Anti-fracking fraud in NY state ban

When New York Governor Andrew Cuomo announced he was taking steps to ban hydraulic fracturing in the state, he was strongly influenced by the statement of Howard Zucker, acting state health commissioner:

Dr. Zucker said his review boiled down to a simple question: Would he want his family to live in a community where fracking was taking place?

His answer was no.

“We cannot afford to make a mistake,” he said. “The potential risks are too great. In fact, they are not even fully known.”

It turns out that Zucker has no children, no family to protect. Kenneth Lovett of the New York Daily News:

 In recommending a ban on fracking in New York, acting state Health Commissioner Howard Zucker said he wouldn't want his kids growing up near a drilling site.

But Zucker doesn’t have kids, state officials confirmed Thursday.

Zucker made his comments during a Cabinet meeting Wednesday as he announced his long-awaited decision on whether to allow the controversial gas-drilling technique.

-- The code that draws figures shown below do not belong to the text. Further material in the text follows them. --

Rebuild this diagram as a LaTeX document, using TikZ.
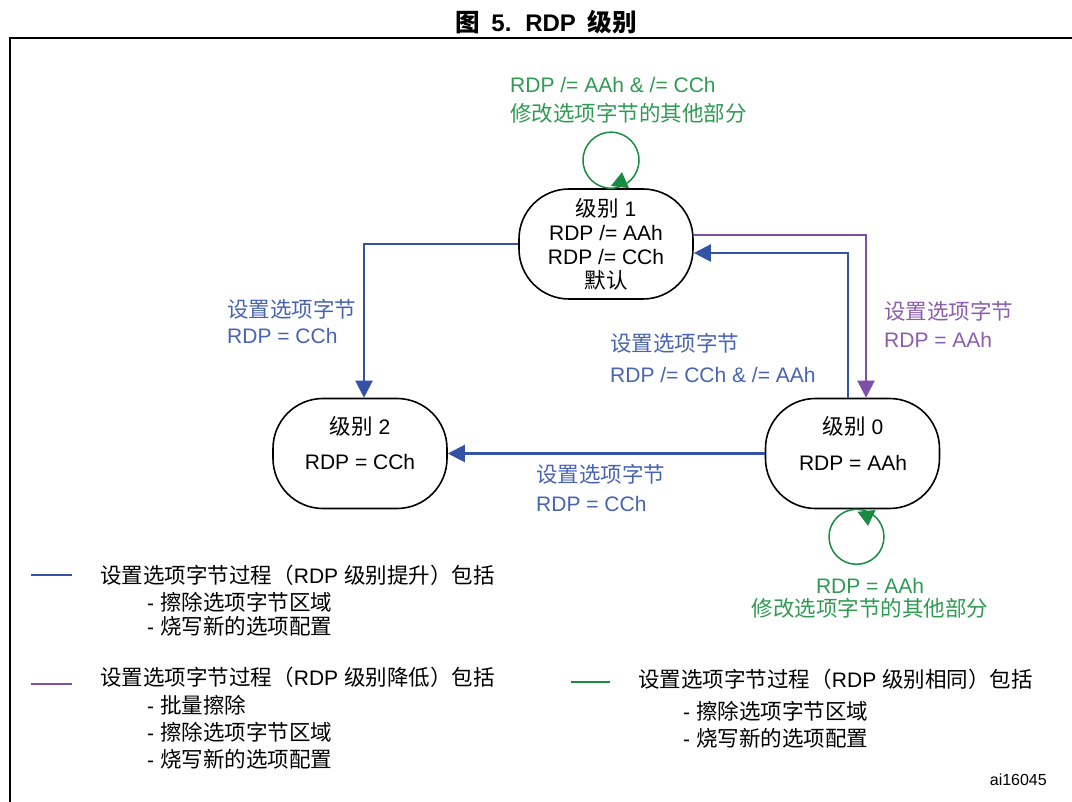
\documentclass[tikz,border=0pt]{standalone}
\usepackage{fontspec}
\setmainfont{Liberation Sans}
\newfontfamily\cjk[Scale=1.025]{Noto Sans CJK SC}
\newcommand\C[1]{{\cjk #1}}
\usetikzlibrary{arrows.meta,calc}
\definecolor{lnblue}{HTML}{3452A6}
\definecolor{txblue}{HTML}{4863B2}
\definecolor{lnpurple}{HTML}{7E4FA5}
\definecolor{txpurple}{HTML}{8B5DAE}
\definecolor{lngreen}{HTML}{1B8B43}
\definecolor{txgreen}{HTML}{2F9A52}
\begin{document}
\begin{tikzpicture}[x=1pt,y=-1pt,
  txt/.style={font=\fontsize{21}{24}\selectfont, inner sep=0pt},
  state/.style={draw, line width=1.6pt, rounded corners=50pt, minimum width=174pt, minimum height=110pt, inner sep=0pt, align=center, font=\fontsize{21}{24}\selectfont},
  bl/.style={draw=lnblue, line width=2.2pt, -{Triangle[length=17pt,width=17pt]}, fill=none},
  pu/.style={draw=lnpurple, line width=2.2pt, -{Triangle[length=17pt,width=17pt]}},
  gr/.style={draw=lngreen, line width=1.5pt},
  grarrow/.style={draw=lngreen, line width=1pt, -{Triangle[length=15pt,width=18pt]}},
  legl/.style={line width=2pt}]
\useasboundingbox (0,0) rectangle (1072,802);
% title and frame
\node[font=\fontsize{24}{27}\selectfont\bfseries, inner sep=0pt] (title) at (546,22) {\C{图}\hspace{5pt} 5.\hspace{5pt} RDP\hspace{5pt} \C{级别}};
\draw[line width=2.4pt] (10,802) -- (10,38) -- (1072,38);
% states
\node[state] (n1) at (606,244) {\C{级别} 1\\RDP /= AAh\\RDP /= CCh\\\C{默认}};
\node[state] (n2) at (360,453.5) {};
\node[state] (n0) at (852.5,453.5) {};
\node[txt, align=center] (n2t) at (360,443.5) {\C{级别} 2\\[11pt]RDP = CCh};
\node[txt, align=center] (n0t) at (853,443.5) {\C{级别} 0\\[12pt]RDP = AAh};
% transitions
\draw[bl] (n1.west) -| ([xshift=4pt]n2.north);
\draw[bl] (n0.west) -- (n2.east);
\draw[bl] ([xshift=-4.5pt]n0.north) |- ([yshift=-9pt]n1.east);
\draw[pu] ([yshift=9pt]n1.east) -| ([xshift=13.5pt]n0.north);
% self loops
\coordinate (c1) at ($(n1.north)+(5,-28)$);
\draw[gr] (c1) circle[radius=28pt];
\draw[grarrow] ($(n1.north)+(14,-1)$) -- ($(n1.north)+(16,-16)$);
\coordinate (c0) at ($(n0.south)+(4,27.5)$);
\draw[gr] (c0) circle[radius=27.5pt];
\draw[grarrow] ($(n0.south)+(14,1.5)$) -- ($(n0.south)+(15.5,16.5)$);
% labels
\node[txt, txblue, anchor=west, align=left] (lab12) at (227,321) {\C{设置选项字节}\\[2pt]RDP = CCh};
\node[txt, txblue, anchor=west, align=left] (lab01) at (610,357.5) {\C{设置选项字节}\\[7pt]RDP /= CCh \& /= AAh};
\node[txt, txpurple, anchor=west, align=left] (lab10) at (884,324) {\C{设置选项字节}\\[4pt]RDP = AAh};
\node[txt, txblue, anchor=west, align=left] (lab02) at (536,487.5) {\C{设置选项字节}\\[5pt]RDP = CCh};
\node[txt, txgreen, anchor=west, align=left] (lab11) at (510,100.5) {RDP /= AAh \& /= CCh\\[5pt]\C{修改选项字节的其他部分}};
\node[txt, txgreen, align=center] (lab00) at (870,598.5) {RDP = AAh\\[-1pt]\C{修改选项字节的其他部分}};
% legend
\draw[legl, lnblue] (31,575) -- (72,575);
\node[txt, anchor=west] (lg1) at (100,575) {\C{设置选项字节过程（}RDP \C{级别提升）包括}};
\node[txt, anchor=west] (lg1a) at (147,602) {- \C{擦除选项字节区域}};
\node[txt, anchor=west] (lg1b) at (147,626) {- \C{烧写新的选项配置}};
\draw[legl, lnpurple] (31,684) -- (72,684);
\node[txt, anchor=west] (lg2) at (100,677) {\C{设置选项字节过程（}RDP \C{级别降低）包括}};
\node[txt, anchor=west] (lg2a) at (147,705) {- \C{批量擦除}};
\node[txt, anchor=west] (lg2b) at (147,732) {- \C{擦除选项字节区域}};
\node[txt, anchor=west] (lg2c) at (147,759) {- \C{烧写新的选项配置}};
\draw[legl, lngreen] (571,682) -- (610,682);
\node[txt, anchor=west] (lg3) at (638,679) {\C{设置选项字节过程（}RDP \C{级别相同）包括}};
\node[txt, anchor=west] (lg3a) at (683,711) {- \C{擦除选项字节区域}};
\node[txt, anchor=west] (lg3b) at (683,738) {- \C{烧写新的选项配置}};
\node[font=\fontsize{16}{18}\selectfont, inner sep=0pt, anchor=east] (ai) at (1047,780) {ai16045};
\end{tikzpicture}
\end{document}
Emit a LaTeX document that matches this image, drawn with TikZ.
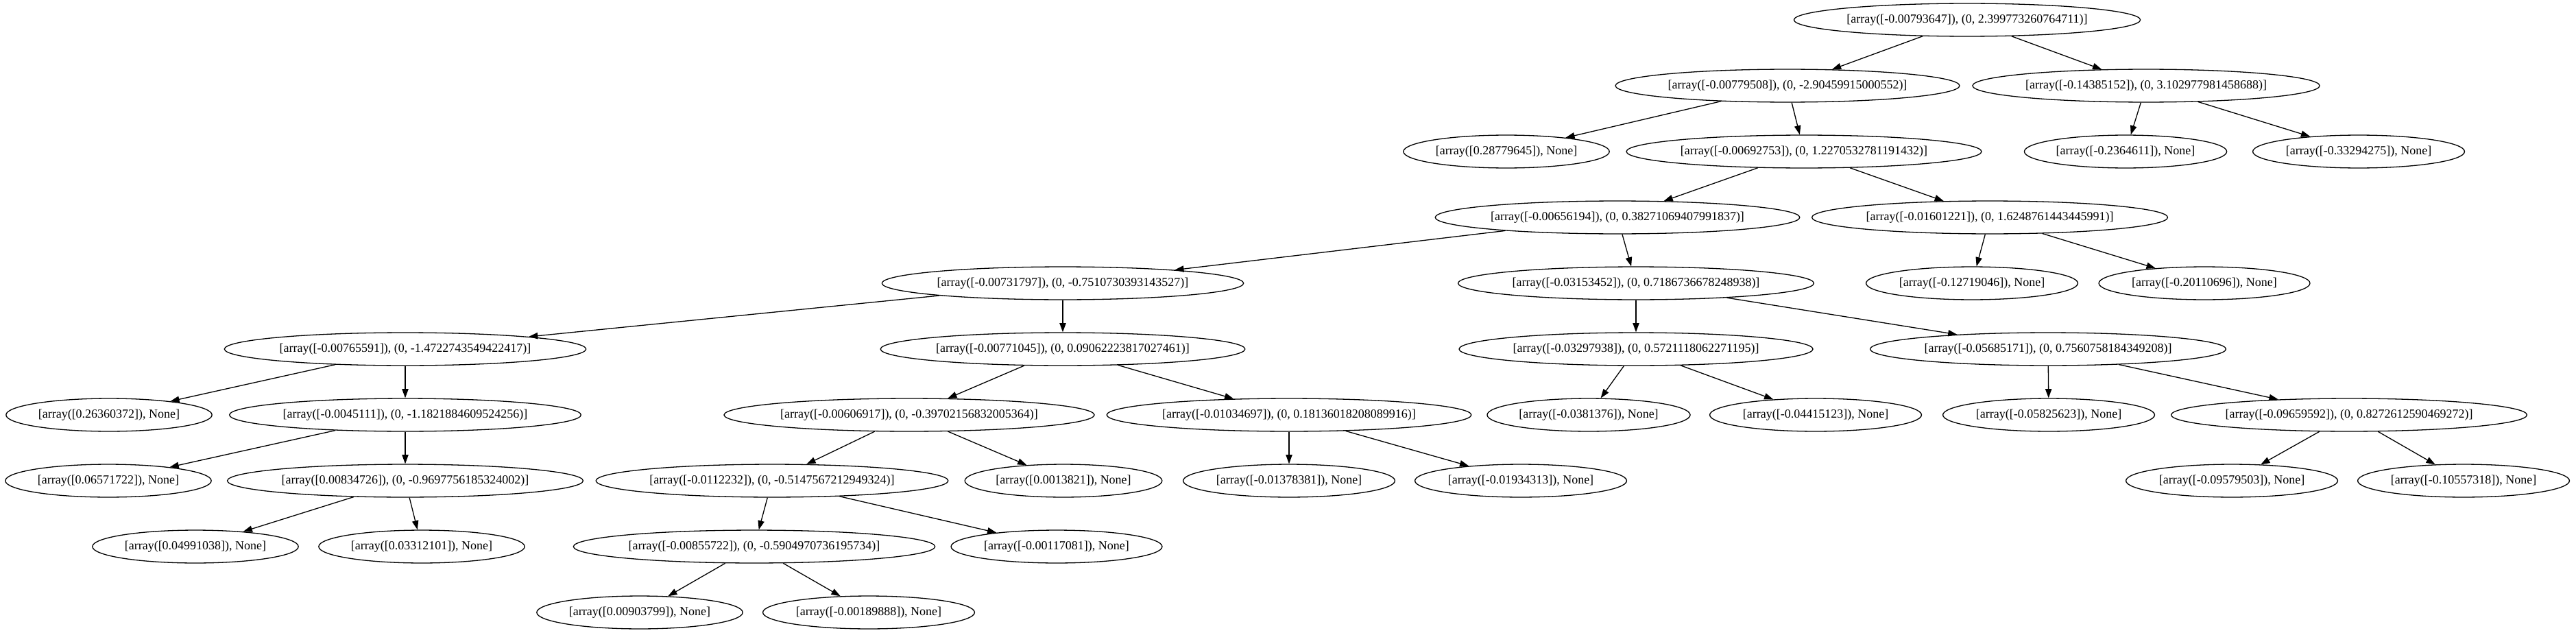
\documentclass[tikz,border=0pt]{standalone}
\usepackage{fontspec}
\setmainfont{Liberation Serif}
\usetikzlibrary{arrows.meta,shapes.geometric}
\begin{document}
\begin{tikzpicture}[x=1pt,y=-1pt,
  tnode/.style={ellipse,draw,line width=1.3pt,inner xsep=3pt,inner ysep=8.2pt,
    text height=13pt,text depth=4.5pt,
    font=\fontsize{18}{22}\selectfont},
  edge/.style={draw,line width=1.3pt,-{Triangle[length=13.3pt,width=9.3pt]}}]
\fill[white] (0,0) rectangle (3757,923);
\useasboundingbox (0,0) rectangle (3757,923);
% level 0
\node[tnode] (R) at (2869,29) {[array([-0.00793647]), (0, 2.399773260764711)]};
% level 1
\node[tnode] (A) at (2607,125) {[array([-0.00779508]), (0, -2.90459915000552)]};
\node[tnode] (B) at (3130,125) {[array([-0.14385152]), (0, 3.102977981458688)]};
% level 2
\node[tnode] (A1) at (2197,221) {[array([0.28779645]), None]};
\node[tnode] (A2) at (2631,221) {[array([-0.00692753]), (0, 1.2270532781191432)]};
\node[tnode] (B1) at (3100,221) {[array([-0.2364611]), None]};
\node[tnode] (B2) at (3440,221) {[array([-0.33294275]), None]};
% level 3
\node[tnode] (C) at (2359,317) {[array([-0.00656194]), (0, 0.38271069407991837)]};
\node[tnode] (D) at (2902,317) {[array([-0.01601221]), (0, 1.6248761443445991)]};
% level 4
\node[tnode] (E) at (1550,413) {[array([-0.00731797]), (0, -0.7510730393143527)]};
\node[tnode] (F) at (2386,413) {[array([-0.03153452]), (0, 0.7186736678248938)]};
\node[tnode] (D1) at (2876,413) {[array([-0.12719046]), None]};
\node[tnode] (D2) at (3215,413) {[array([-0.20110696]), None]};
% level 5
\node[tnode] (G) at (591,509) {[array([-0.00765591]), (0, -1.4722743549422417)]};
\node[tnode] (H) at (1550,509) {[array([-0.00771045]), (0, 0.09062223817027461)]};
\node[tnode] (I) at (2386,509) {[array([-0.03297938]), (0, 0.5721118062271195)]};
\node[tnode] (J) at (2987,509) {[array([-0.05685171]), (0, 0.7560758184349208)]};
% level 6
\node[tnode] (G1) at (159,605) {[array([0.26360372]), None]};
\node[tnode] (G2) at (591,605) {[array([-0.0045111]), (0, -1.1821884609524256)]};
\node[tnode] (H1) at (1326,605) {[array([-0.00606917]), (0, -0.39702156832005364)]};
\node[tnode] (H2) at (1880,605) {[array([-0.01034697]), (0, 0.18136018208089916)]};
\node[tnode] (I1) at (2317,605) {[array([-0.0381376]), None]};
\node[tnode] (I2) at (2648,605) {[array([-0.04415123]), None]};
\node[tnode] (J1) at (2988,605) {[array([-0.05825623]), None]};
\node[tnode] (J2) at (3426,605) {[array([-0.09659592]), (0, 0.8272612590469272)]};
% level 7
\node[tnode] (G21) at (158,701) {[array([0.06571722]), None]};
\node[tnode] (G22) at (591,701) {[array([0.00834726]), (0, -0.9697756185324002)]};
\node[tnode] (H11) at (1126,701) {[array([-0.0112232]), (0, -0.5147567212949324)]};
\node[tnode] (H12) at (1551,701) {[array([0.0013821]), None]};
\node[tnode] (H21) at (1880,701) {[array([-0.01378381]), None]};
\node[tnode] (H22) at (2218,701) {[array([-0.01934313]), None]};
\node[tnode] (J21) at (3255,701) {[array([-0.09579503]), None]};
\node[tnode] (J22) at (3593,701) {[array([-0.10557318]), None]};
% level 8
\node[tnode] (G221) at (285,797) {[array([0.04991038]), None]};
\node[tnode] (G222) at (615,797) {[array([0.03312101]), None]};
\node[tnode] (H111) at (1100,797) {[array([-0.00855722]), (0, -0.5904970736195734)]};
\node[tnode] (H112) at (1541,797) {[array([-0.00117081]), None]};
% level 9
\node[tnode] (H1111) at (933,893) {[array([0.00903799]), None]};
\node[tnode] (H1112) at (1267,893) {[array([-0.00189888]), None]};
% edges
\foreach \p/\c in {R/A,R/B,A/A1,A/A2,B/B1,B/B2,A2/C,A2/D,C/E,C/F,D/D1,D/D2,
  E/G,E/H,F/I,F/J,G/G1,G/G2,H/H1,H/H2,I/I1,I/I2,J/J1,J/J2,
  G2/G21,G2/G22,H1/H11,H1/H12,H2/H21,H2/H22,J2/J21,J2/J22,
  G22/G221,G22/G222,H11/H111,H11/H112,H111/H1111,H111/H1112}
  \draw[edge] (\p) -- (\c);
\end{tikzpicture}
\end{document}
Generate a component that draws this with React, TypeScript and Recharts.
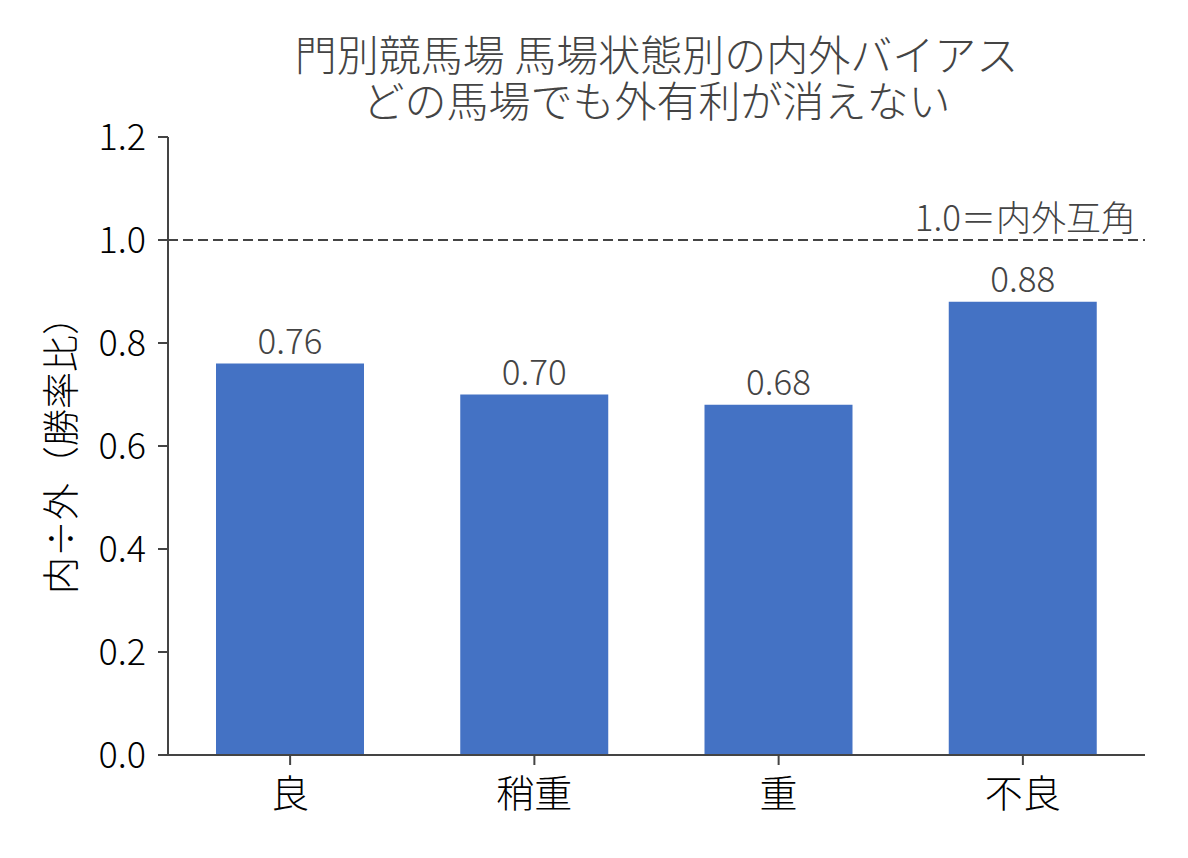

“Would I live in a community with (fracking) based on the facts I have now? Zucker said.

“Would I let my child play in a school field nearby or my family drink the water from the tap or grow their vegetables in the soil?” he added.

“After looking at the plethora of reports ... my answer is no.”

He was protecting imaginary children from an imaginary danger. Despite the best efforts of greenies and federal and state regulators to document serious hazards from fracking, the cupboard is bare. So Zucker turned to the argument that safety can’t be proved, as if such a thing were possible. We can’t prove the safety of airline travel or automobile travel either, after all.

What is certain is that upstate New York will continue to be held in an impoverished state in order to gratify the egos of rich environmentalists in New York City and environs, who want to feel good about themselves protecting Mother Gaia. How about protecting the children of Utica, New York, who move away in droves because there is no economic opportunity there.

When regulators turn to fraud, you know they are up to no good.